WHERE TO EAT IN CAMIGUIN:
I love the fact that there are no fast food joints or malls in the island province because locals really want to preserve homegrown restaurants and cafes.
Located in an elevated portion of the island, Camridge Inn offers “a taste of Camiguin” with their set lunch meals and bed and breakfast with a view. Luna Ristorante Italiano offers Italian specialties like pizza. J & A Fishpen Resort and Restaurant offers seafood and Filipino specialties like grilled tuna, crabs, pancit, squid adobo and sinigang.
La Isla Cocina is a charming ancestral house with a coffee shop on the ground floor that offers a wide range of meals and snacks.
WHAT TO EAT IN CAMIGUIN:
Camiguin is best known for having the sweetest Lanzones, a tropical fruit that grows abundantly in the island. Camiguin lanzones is so sweet, that it will ruin all other varieties of lanzones for you. Once you start snacking on this, it’s hard to stop.
I encountered a few unique local snacks here made with local ingredients like coconut, which is plentiful on the island. Kiping is a thin, crispy wafer shaped like a plate that’s made from dried sweet potatoes, mixed with water then fried and drizzled with latik, a sweet caramelized coconut sauce. Nilabog is a local cooler made with coconut strips, milk, crushed biscuits & peanuts.
Other local delicacies include Piniato (peanut brittle bars glazed with honey), Guinsiliban’s Coco Sugar, La Salud Turrones de Mani and Soling’s Ampao.
Koter is a concoction of coconut wine mixed with ground cacao, evaporated milk & beaten chicken eggs that is locally produced in Camiguin and can be ordered for special occasions.
Sinaging is a mixture of banana (saba), sugar, ground mixed rice, condensed milk and coconut wrapped in puso, packets made of woven coconut leaves.
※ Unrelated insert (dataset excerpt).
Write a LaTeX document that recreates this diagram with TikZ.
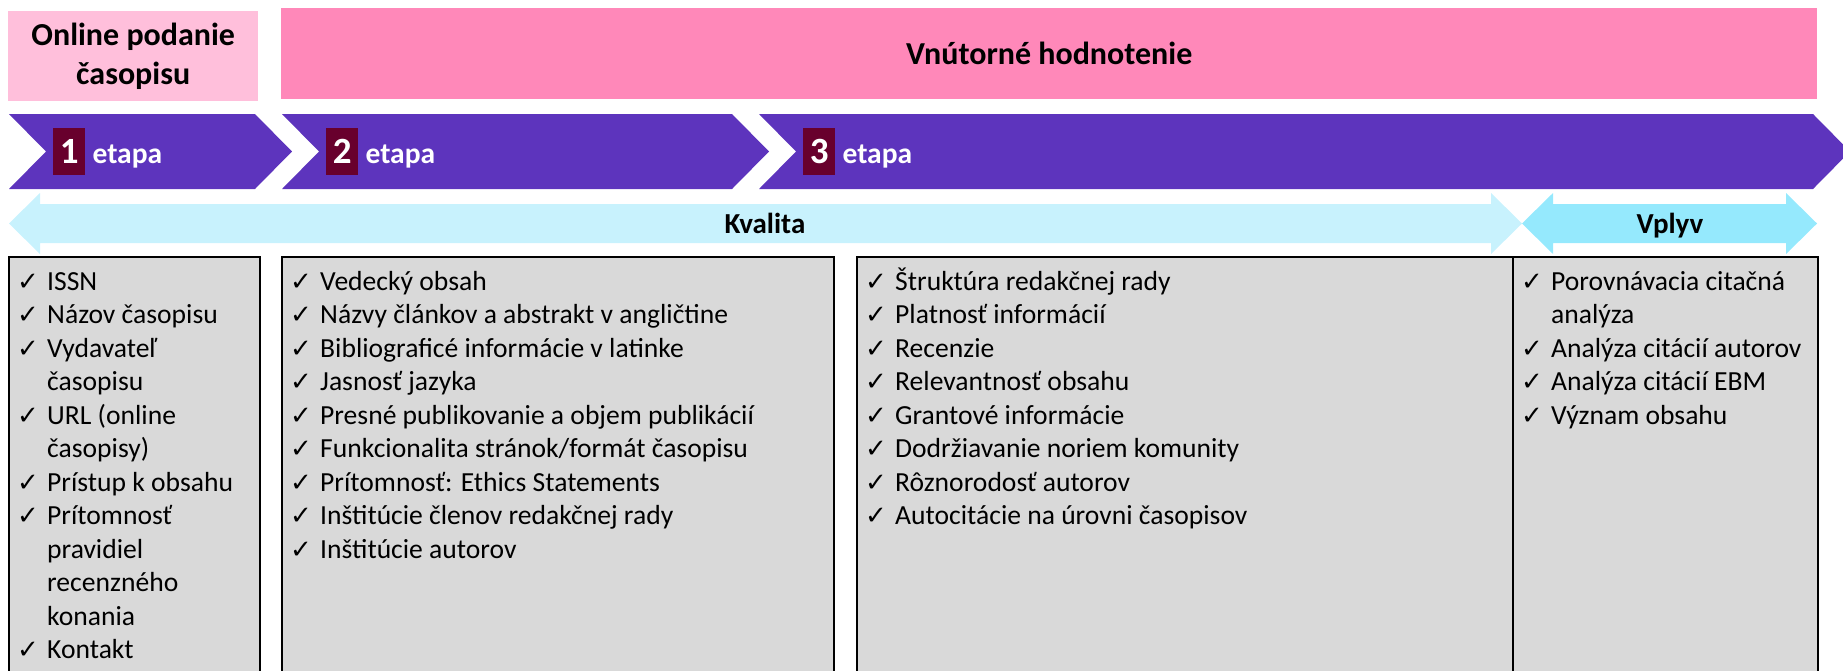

This makes a very filling snack with Maestrado Tablea, pure cocoa prepared in a traditional way.
While not only found in Camiguin (it’s a delicacy enjoyed in many coastal areas), I enjoyed tasting uni (sea urchin), which vendors were selling in White Island for P50 for 3 pieces.
Special mention goes to Lechon de Camiguin, which is one of the best varieties of lechon I have ever tasted in the Philippines. With perfectly crispy skin, soft tender meat with just the right amount of fat that has soaked up the flavors of the herbs and secret spices. It has just the right amount of fat that complements the lean meat and doesn’t taste too fatty or sinful, that you will just keep wanting to eat more and more. It was so good I actually forgot to take a photo because I was too busy savoring the goodness! (That’s saying a lot.)
WHAT TO BUY:
A local specialty and pasalubong favorite, Pastel de Camiguin is a dessert or snack bun filled with yema, purple yam or macapuno. Sweet Island Pastil and Vjandep Pastel are the major producers of this delicacy, which is widely sold in Cagayan de Oro.
Another interesting product you can buy is San Vicente Camiguin Lanzones Vinegar made from pure Camiguin lanzones fruit and other natural ingredients.
The Lanzones Festival is held during the 3rd week of October, as a thanksgiving celebration for the progress of Camiguin through the years and the abundant harvest of sweet and quality Lanzones which Camiguin is known for.
Panaad is a yearly devotional expression of penitence and spiritual enrichment during Holy Week, where people gather and walk around the island and trek up the Old Volcano.
San Juan sa Hibok-Hibok Festival is a celebration in honor of St. John the Baptist held every 24th of June characterized by a variety of water and ball games and fluvial parades.